SET EXERCISE:
Without the pictures, repeat the listing character for character.

══════

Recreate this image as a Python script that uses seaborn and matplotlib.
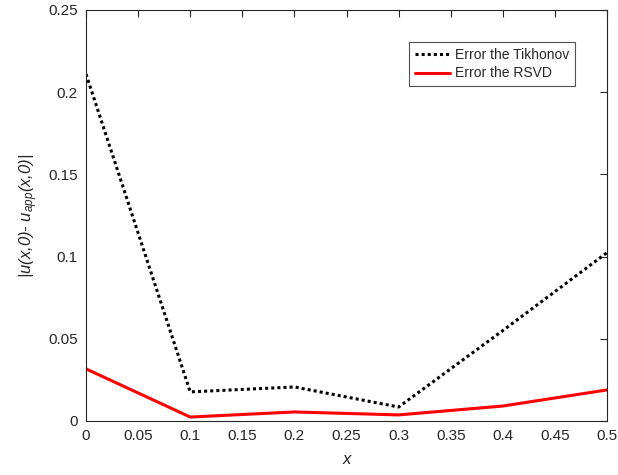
import matplotlib
matplotlib.use("Agg")
import matplotlib.pyplot as plt
import seaborn as sns
import pandas as pd

x_vals = [0.0, 0.1, 0.2, 0.3, 0.4, 0.5]
err_tikhonov = [0.211, 0.0177, 0.0207, 0.0085, 0.055, 0.1024]
err_rsvd = [0.0317, 0.0024, 0.0055, 0.0037, 0.0091, 0.0189]
series_names = ["Error the Tikhonov", "Error the RSVD"]

df = pd.DataFrame({
    "x": x_vals * 2,
    "err": err_tikhonov + err_rsvd,
    "method": [series_names[0]] * len(x_vals) + [series_names[1]] * len(x_vals),
})

sns.set_style("white")
plt.rcParams["font.family"] = ["Liberation Sans", "DejaVu Sans"]
plt.rcParams["mathtext.fontset"] = "custom"
plt.rcParams["mathtext.it"] = "Liberation Sans:italic"
plt.rcParams["mathtext.rm"] = "Liberation Sans:italic"

fig = plt.figure(figsize=(6.18, 4.75), dpi=100)
ax = fig.add_axes([0.1392, 0.1137, 0.843, 0.8653])

sns.lineplot(data=df, x="x", y="err", hue="method", style="method",
             palette={series_names[0]: "black", series_names[1]: "#ff0000"},
             dashes={series_names[0]: (1, 1), series_names[1]: ""},
             linewidth=2.2, ax=ax)

ax.set_xlim(0, 0.5)
ax.set_ylim(0, 0.25)
ax.set_xticks([0, 0.05, 0.1, 0.15, 0.2, 0.25, 0.3, 0.35, 0.4, 0.45, 0.5])
ax.set_xticklabels(["0", "0.05", "0.1", "0.15", "0.2", "0.25", "0.3", "0.35", "0.4", "0.45", "0.5"])
ax.set_yticks([0, 0.05, 0.1, 0.15, 0.2, 0.25])
ax.set_yticklabels(["0", "0.05", "0.1", "0.15", "0.2", "0.25"])

gray = "#262626"
for sp in ax.spines.values():
    sp.set_color(gray)
    sp.set_linewidth(0.8)
ax.tick_params(direction="in", length=5, width=0.8, colors=gray, labelsize=11,
               top=True, right=True, pad=6)

ax.set_xlabel("x", fontsize=12, fontstyle="italic", color=gray, labelpad=6)
ax.set_ylabel("|u(x,0)- $u_{app}$(x,0)|", fontsize=12, fontstyle="italic",
              color=gray, labelpad=6)

leg = ax.legend(loc="upper right", bbox_to_anchor=(0.9386, 0.922), borderaxespad=0,
                fontsize=10, frameon=True, fancybox=False, edgecolor=gray,
                handlelength=2.5, handletextpad=0.4, borderpad=0.4,
                labelspacing=0.35)
leg.get_frame().set_linewidth(0.8)

plt.savefig("out.png", dpi=100)
plt.close()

══════

THE COMPLETED TASK:
Recreate this image as a Python script that uses seaborn and matplotlib.
import matplotlib
matplotlib.use("Agg")
import matplotlib.pyplot as plt
import seaborn as sns
import pandas as pd

x_vals = [0.0, 0.1, 0.2, 0.3, 0.4, 0.5]
err_tikhonov = [0.211, 0.0177, 0.0207, 0.0085, 0.055, 0.1024]
err_rsvd = [0.0317, 0.0024, 0.0055, 0.0037, 0.0091, 0.0189]
series_names = ["Error the Tikhonov", "Error the RSVD"]

df = pd.DataFrame({
    "x": x_vals * 2,
    "err": err_tikhonov + err_rsvd,
    "method": [series_names[0]] * len(x_vals) + [series_names[1]] * len(x_vals),
})

sns.set_style("white")
plt.rcParams["font.family"] = ["Liberation Sans", "DejaVu Sans"]
plt.rcParams["mathtext.fontset"] = "custom"
plt.rcParams["mathtext.it"] = "Liberation Sans:italic"
plt.rcParams["mathtext.rm"] = "Liberation Sans:italic"

fig = plt.figure(figsize=(6.18, 4.75), dpi=100)
ax = fig.add_axes([0.1392, 0.1137, 0.843, 0.8653])

sns.lineplot(data=df, x="x", y="err", hue="method", style="method",
             palette={series_names[0]: "black", series_names[1]: "#ff0000"},
             dashes={series_names[0]: (1, 1), series_names[1]: ""},
             linewidth=2.2, ax=ax)

ax.set_xlim(0, 0.5)
ax.set_ylim(0, 0.25)
ax.set_xticks([0, 0.05, 0.1, 0.15, 0.2, 0.25, 0.3, 0.35, 0.4, 0.45, 0.5])
ax.set_xticklabels(["0", "0.05", "0.1", "0.15", "0.2", "0.25", "0.3", "0.35", "0.4", "0.45", "0.5"])
ax.set_yticks([0, 0.05, 0.1, 0.15, 0.2, 0.25])
ax.set_yticklabels(["0", "0.05", "0.1", "0.15", "0.2", "0.25"])

gray = "#262626"
for sp in ax.spines.values():
    sp.set_color(gray)
    sp.set_linewidth(0.8)
ax.tick_params(direction="in", length=5, width=0.8, colors=gray, labelsize=11,
               top=True, right=True, pad=6)

ax.set_xlabel("x", fontsize=12, fontstyle="italic", color=gray, labelpad=6)
ax.set_ylabel("|u(x,0)- $u_{app}$(x,0)|", fontsize=12, fontstyle="italic",
              color=gray, labelpad=6)

leg = ax.legend(loc="upper right", bbox_to_anchor=(0.9386, 0.922), borderaxespad=0,
                fontsize=10, frameon=True, fancybox=False, edgecolor=gray,
                handlelength=2.5, handletextpad=0.4, borderpad=0.4,
                labelspacing=0.35)
leg.get_frame().set_linewidth(0.8)

plt.savefig("out.png", dpi=100)
plt.close()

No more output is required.